Established in 1993 (originally as Brown & Moran Brewing Company), Brown’s Brewing Company is a craft brewery in Troy, NY, where they operate two taprooms (with pub fare) and two private event spaces. Their main production facility (and where one of their taprooms lives) sits on a wonderful location on the banks of the historic Walloomsac River and where they are able to produce over 20,000 barrels of beer for wholesale retail distribution in the region. They brew three year-round beers, around four seasonal beers, four “Revolution Series” beer of adventurous flavors, and a slew of one-off concoctions. Over the course of 2017, Brown’s Brewing Company rolled out a new identity and packaging designed by local firm id29, who also designed the previous identity and packaging in 2003.
The updated Brown’s brand is a cleaner, more modern approach to their somewhat traditional brand identity. The visual heritage that was articulated in the original design was no longer as relevant in this space. Elements were not abandoned, rather refined and simplified.
I liked all the fuzzy detailing in the old logo; the engraved illustration of the brewery was particularly good but after a 13 - 14 years I can see how a change would be welcome, especially with the growing trend of simplification. The new logo maintains the basic structure of the old one but dials down the detail considerably and minimizes the role of the brewery building, which now serves more as an accent than an anchor to the logo. There are some weird proportions and angles to it when seen big but I like its integration into the holding shape. The wordmark is almost the same but with some changes that make it more cohesive (whereas before “BRO” was too condensed in contrast to “WN’S”) and easier to use in other applications as a standalone mark. The map of New York state and the date could have easily been skipped as they look tacked on instead of well integrated and the inner shadow in the holding shape is kind of confusing. Overall, though, the logo is more functional and cleaner.
The old packaging was pretty good. It had a classic beer label look but the typography and illustrations were well crafted and it all came together as a cohesive family. Its main drawback being that it looked like a number of other well-designed craft beers.
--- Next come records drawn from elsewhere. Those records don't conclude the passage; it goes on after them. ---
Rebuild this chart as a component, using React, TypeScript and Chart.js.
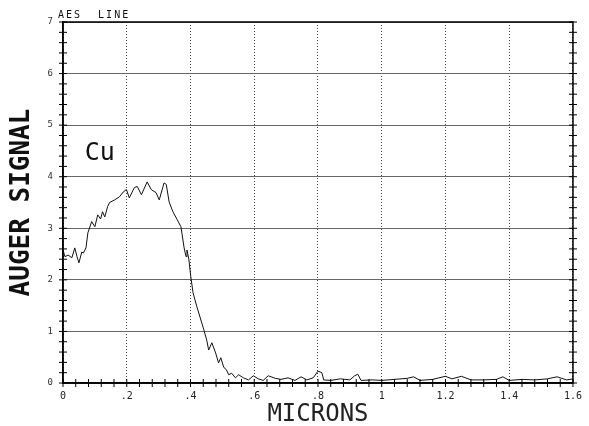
import { useEffect, useRef } from "react";
import { Chart, registerables } from "chart.js";

Chart.register(...registerables);

// Depth profile (microns) and Cu Auger signal
const MICRONS = [
  0.0, 0.006, 0.016, 0.028, 0.037, 0.044, 0.05, 0.059, 0.064, 0.072, 0.078, 0.09,
  0.1, 0.109, 0.118, 0.124, 0.131, 0.14, 0.146, 0.162, 0.177, 0.19, 0.199, 0.208,
  0.224, 0.233, 0.246, 0.264, 0.277, 0.292, 0.302, 0.317, 0.324, 0.333, 0.345,
  0.358, 0.37, 0.373, 0.38, 0.386, 0.389, 0.395, 0.401, 0.408, 0.42, 0.442, 0.451,
  0.457, 0.467, 0.479, 0.488, 0.495, 0.504, 0.513, 0.52, 0.529, 0.541, 0.551,
  0.566, 0.582, 0.597, 0.613, 0.628, 0.644, 0.666, 0.684, 0.706, 0.728, 0.747,
  0.765, 0.785, 0.8, 0.812, 0.818, 0.84, 0.87, 0.9, 0.915, 0.925, 0.935, 0.97, 1.0,
  1.04, 1.08, 1.1, 1.12, 1.16, 1.2, 1.22, 1.25, 1.28, 1.32, 1.36, 1.38, 1.4, 1.44,
  1.48, 1.52, 1.55, 1.58, 1.6,
];
const AUGER_SIGNAL = [
  2.58, 2.45, 2.48, 2.43, 2.62, 2.45, 2.33, 2.54, 2.52, 2.62, 2.91, 3.13,
  3.03, 3.26, 3.18, 3.32, 3.22, 3.42, 3.5, 3.55, 3.61, 3.71, 3.75, 3.59,
  3.79, 3.81, 3.65, 3.9, 3.75, 3.69, 3.55, 3.88, 3.85, 3.51, 3.32,
  3.17, 3.03, 2.91, 2.62, 2.45, 2.58, 2.39, 2.06, 1.75, 1.48, 1.03, 0.83,
  0.64, 0.78, 0.58, 0.39, 0.49, 0.31, 0.25, 0.16, 0.19, 0.1, 0.16,
  0.1, 0.06, 0.14, 0.08, 0.05, 0.14, 0.09, 0.07, 0.1, 0.05, 0.12,
  0.06, 0.1, 0.23, 0.2, 0.06, 0.05, 0.08, 0.06, 0.14, 0.17, 0.05, 0.06, 0.05,
  0.07, 0.09, 0.12, 0.05, 0.07, 0.13, 0.08, 0.13, 0.06, 0.06, 0.07, 0.12, 0.05, 0.07,
  0.06, 0.08, 0.12, 0.06, 0.08,
];

const X_TICK_LABELS = ["0", ".2", ".4", ".6", ".8", "1", "1.2", "1.4", "1.6"];
const Y_TICK_LABELS = ["0", "1", "2", "3", "4", "5", "6", "7"];
const X_TITLE = "MICRONS";
const Y_TITLE = "AUGER SIGNAL";
const ELEMENT_LABEL = "Cu";
const CORNER_NOTE = "AES  LINE";

const MONO = '"DejaVu Sans Mono", monospace';

const decorPlugin = {
  id: "decor",
  afterDraw(chart: any) {
    const { ctx, chartArea: a, scales } = chart;
    const x = scales.x;
    const y = scales.y;
    const seg = (x1: number, y1: number, x2: number, y2: number) => {
      ctx.beginPath();
      ctx.moveTo(x1, y1);
      ctx.lineTo(x2, y2);
      ctx.stroke();
    };
    ctx.save();
    ctx.strokeStyle = "#000";
    ctx.lineWidth = 1.5;
    ctx.strokeRect(a.left, a.top, a.right - a.left, a.bottom - a.top);
    ctx.lineWidth = 1;
    for (let i = 0; i <= 35; i++) {
      const py = y.getPixelForValue(i * 0.2);
      seg(a.left - 4, py, a.left + 4, py);
      seg(a.right - 4, py, a.right + 4, py);
    }
    for (let i = 0; i <= 40; i++) {
      const px = x.getPixelForValue(i * 0.04);
      seg(px, a.bottom - 4, px, a.bottom + 4);
    }
    ctx.fillStyle = "#111";
    ctx.font = `25px ${MONO}`;
    ctx.textAlign = "left";
    ctx.textBaseline = "middle";
    ctx.fillText(ELEMENT_LABEL, x.getPixelForValue(0.068), y.getPixelForValue(4.45));
    ctx.font = `10px ${MONO}`;
    (ctx as any).letterSpacing = "2px";
    ctx.textBaseline = "alphabetic";
    ctx.fillText(CORNER_NOTE, a.left - 5, a.top - 4);
    ctx.restore();
  },
};

export default function App() {
  const ref = useRef<HTMLCanvasElement | null>(null);

  useEffect(() => {
    if (!ref.current) return;
    const points = MICRONS.map((m, i) => ({ x: m, y: AUGER_SIGNAL[i] }));
    const chart = new Chart(ref.current, {
      type: "line",
      data: {
        datasets: [
          {
            data: points,
            borderColor: "#111",
            borderWidth: 1,
            pointRadius: 0,
            tension: 0,
            fill: false,
          },
        ],
      },
      plugins: [decorPlugin],
      options: {
        animation: false,
        responsive: false,
        maintainAspectRatio: false,
        layout: { padding: { top: 22, right: 12, left: 0, bottom: 0 } },
        plugins: {
          legend: { display: false },
          tooltip: { enabled: false },
        },
        scales: {
          x: {
            type: "linear",
            min: 0,
            max: 1.6,
            afterFit: (s: any) => {
              s.height = 43;
            },
            ticks: {
              stepSize: 0.2,
              padding: 7,
              color: "#222",
              font: { family: MONO, size: 10 },
              callback: (_v: any, i: number) => X_TICK_LABELS[i],
            },
            grid: { color: "#444", lineWidth: 1, drawTicks: false },
            border: { display: true, color: "#000", width: 1.5, dash: [1, 2] },
            title: {
              display: true,
              text: X_TITLE,
              color: "#222",
              font: { family: MONO, size: 24 },
              padding: { top: 0, bottom: -3 },
            },
          },
          y: {
            type: "linear",
            min: 0,
            max: 7,
            afterFit: (s: any) => {
              s.width = 63;
            },
            ticks: {
              stepSize: 1,
              padding: 10,
              color: "#333",
              font: { family: MONO, size: 9 },
              callback: (_v: any, i: number) => Y_TICK_LABELS[i],
            },
            grid: { color: "#666", lineWidth: 1, drawTicks: false },
            border: { display: true, color: "#000", width: 1.5 },
            title: {
              display: true,
              text: Y_TITLE,
              color: "#111",
              font: { family: MONO, size: 26, weight: "bold" },
              padding: { top: 7, bottom: 0 },
            },
          },
        },
      },
    } as any);
    return () => chart.destroy();
  }, []);

  return (
    <div style={{ position: "fixed", left: 0, top: 0, width: 589, height: 426, background: "#fff" }}>
      <canvas ref={ref} width={589} height={426} style={{ display: "block" }} />
    </div>
  );
}
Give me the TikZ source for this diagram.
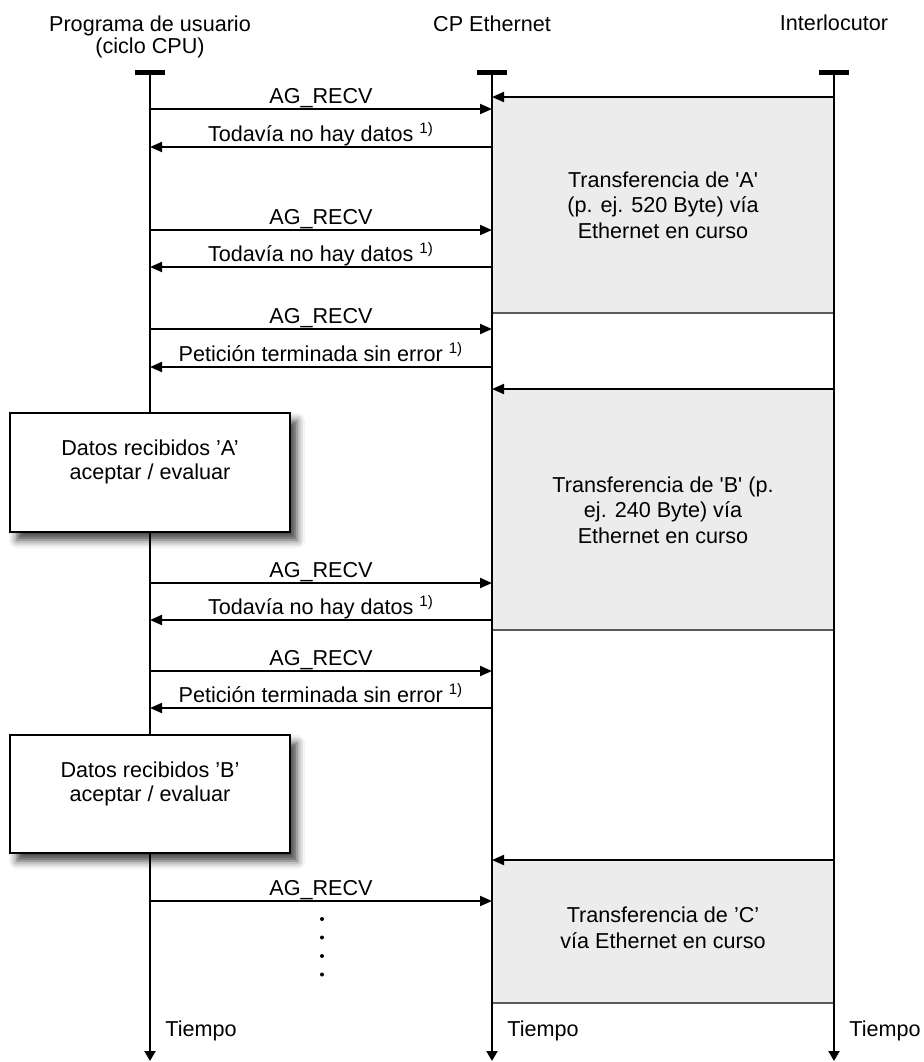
\documentclass[tikz,border=0pt]{standalone}
\usepackage{fontspec}
\setmainfont{Liberation Sans}
\usetikzlibrary{arrows.meta,shadows.blur}

\definecolor{boxgray}{RGB}{235,236,235}
\definecolor{edgegray}{RGB}{90,90,90}

\tikzset{
  every node/.style={font=\fontsize{10.8pt}{12.75pt}\selectfont, inner sep=0pt},
  lifeline/.style={line width=1pt, -{Triangle[length=5pt,width=5.5pt]}},
  headbar/.style={line width=2.5pt},
  msg/.style={line width=1pt, -{Triangle[length=6pt,width=5pt]}},
  msglabel/.style={midway, anchor=base, yshift=3pt},
  transfer/.style={fill=boxgray},
  transferedge/.style={draw=edgegray, line width=0.75pt},
  databox/.style={draw, fill=white, line width=1pt, minimum width=140pt, minimum height=59.5pt,
    blur shadow={shadow xshift=3.5pt, shadow yshift=-4pt, shadow blur radius=4pt, shadow opacity=75}},
}

\begin{document}
\begin{tikzpicture}[x=0.5pt, y=-0.5pt]
\useasboundingbox (0,0) rectangle (924,1062);

% heads of the three lifelines
\coordinate (usr) at (150,72);
\coordinate (cp) at (492,72);
\coordinate (peer) at (834,72);
\coordinate (tend) at (0,1061);
\coordinate (tlbl) at (0,1031);

\node[anchor=north, align=center, font=\fontsize{10.8pt}{11pt}\selectfont] (hdusr) at (150,15) {Programa de usuario\\(ciclo CPU)};
\node[anchor=north] (hdcp) at (492,15) {CP Ethernet};
\node[anchor=north] (hdpeer) at (834,14) {Interlocutor};

% transfers over Ethernet
\fill[transfer] (492,97) rectangle (834,313);
\draw[transferedge] (492,313) -- (834,313);
\node[align=center] (trA) at (663,205) {Transferencia de \textquotesingle A\textquotesingle\\(p. ej. 520 Byte) vía\\Ethernet en curso};
\fill[transfer] (492,389) rectangle (834,630);
\draw[transferedge] (492,630) -- (834,630);
\node[align=center] (trB) at (663,510) {Transferencia de \textquotesingle B\textquotesingle{} (p.\\ej. 240 Byte) vía\\Ethernet en curso};
\fill[transfer] (492,860) rectangle (834,1003);
\draw[transferedge] (492,1003) -- (834,1003);
\node[align=center] (trC) at (663,928) {Transferencia de ’C’\\vía Ethernet en curso};

% lifelines
\foreach \p in {usr,cp,peer} {
  \draw[headbar] ([xshift=-7.5pt]\p) -- ([xshift=7.5pt]\p);
  \draw[lifeline] (\p) -- (\p |- tend);
  \node[anchor=west] (time\p) at ([xshift=7.5pt]\p |- tlbl) {Tiempo};
}

% data sent by the partner
\foreach \y [count=\i] in {97,389,860} {
  \coordinate (snd\i) at (834,\y);
  \coordinate (rcv\i) at (492,\y);
  \draw[msg] (snd\i) -- (rcv\i);
}

% calls of the user program
\foreach \y [count=\i] in {109,230,329,583,671,901} {
  \coordinate (rqa\i) at (150,\y);
  \coordinate (rqb\i) at (492,\y);
  \draw[msg] (rqa\i) -- node[msglabel] {AG\_RECV} (rqb\i);
}

% answers of the CP
\foreach \y/\txt [count=\i] in {147/Todavía no hay datos, 267/Todavía no hay datos,
    367/Petición terminada sin error, 620/Todavía no hay datos, 708/Petición terminada sin error} {
  \coordinate (ans\i) at (492,\y);
  \coordinate (ret\i) at (150,\y);
  \draw[msg] (ans\i) -- node[msglabel] {\txt\ \textsuperscript{1)}} (ret\i);
}

% evaluation in the user program
\node[databox] (datA) at (150,472.5) {};
\node[anchor=north, align=center, yshift=-13.5pt, font=\fontsize{10.8pt}{12pt}\selectfont] (datAtxt) at (datA.north) {Datos recibidos ’A’\\aceptar / evaluar};
\node[databox, minimum height=59pt] (datB) at (150,794) {};
\node[anchor=north, align=center, yshift=-13.5pt, font=\fontsize{10.8pt}{12pt}\selectfont] (datBtxt) at (datB.north) {Datos recibidos ’B’\\aceptar / evaluar};

% and so on
\foreach \y in {919,937.5,956,974.5}
  \fill (322,\y) circle (1pt);
\end{tikzpicture}
\end{document}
Moving from 12 oz. bottles to 16 oz. cans presented a design challenge for the new brand; we saw it as a design opportunity. Our modular approach highlights bright colors and geometry over the traditional craft brewing elements that are often found on tallboy cans. This ‘wrap’ design approach will work well on retail shelves, as there’s no actual front of the can to get hidden if rotated incorrectly in the 4-pack.
The new packaging is… different. It’s such a drastic change from the previous design that it takes a few minutes to adjust. Relying on wild, abstract patterns to differentiate between beers is a bit of a gamble and it would be a bigger one if Brown’s were a more mainstream brand but since it has a smaller, loyal audience it’s easier to bring them along for the ride. I like some of the patterns and I appreciate their daringness but I wish there was more unity or cohesiveness to them. While the cans are unified through the typographic bands at the bottom, there is nothing in the patterns that would indicate continuity, which, again, may not be a terrible thing but I like system-y things and these patterns don’t quite follow one. The bands at the bottom could all use about an eighth of an inch of extra space on the top and bottom so that they don’t feel so cramped and the beer names would have to be either way more different or way more similar as right now it’s hard to tell that they are different or not the same. However, despite my logical side of reasoning, I love how these cans look in real life. They are trippy, bold, and make a heck of a statement. Especially those tall “Burst” cans.
Overall, I like the balance of the more traditional logo and how well that plays in usual brewery applications paired with the crazy-ass patterns, which set up the brewery to do some cool and adventurous designs a few years down the road.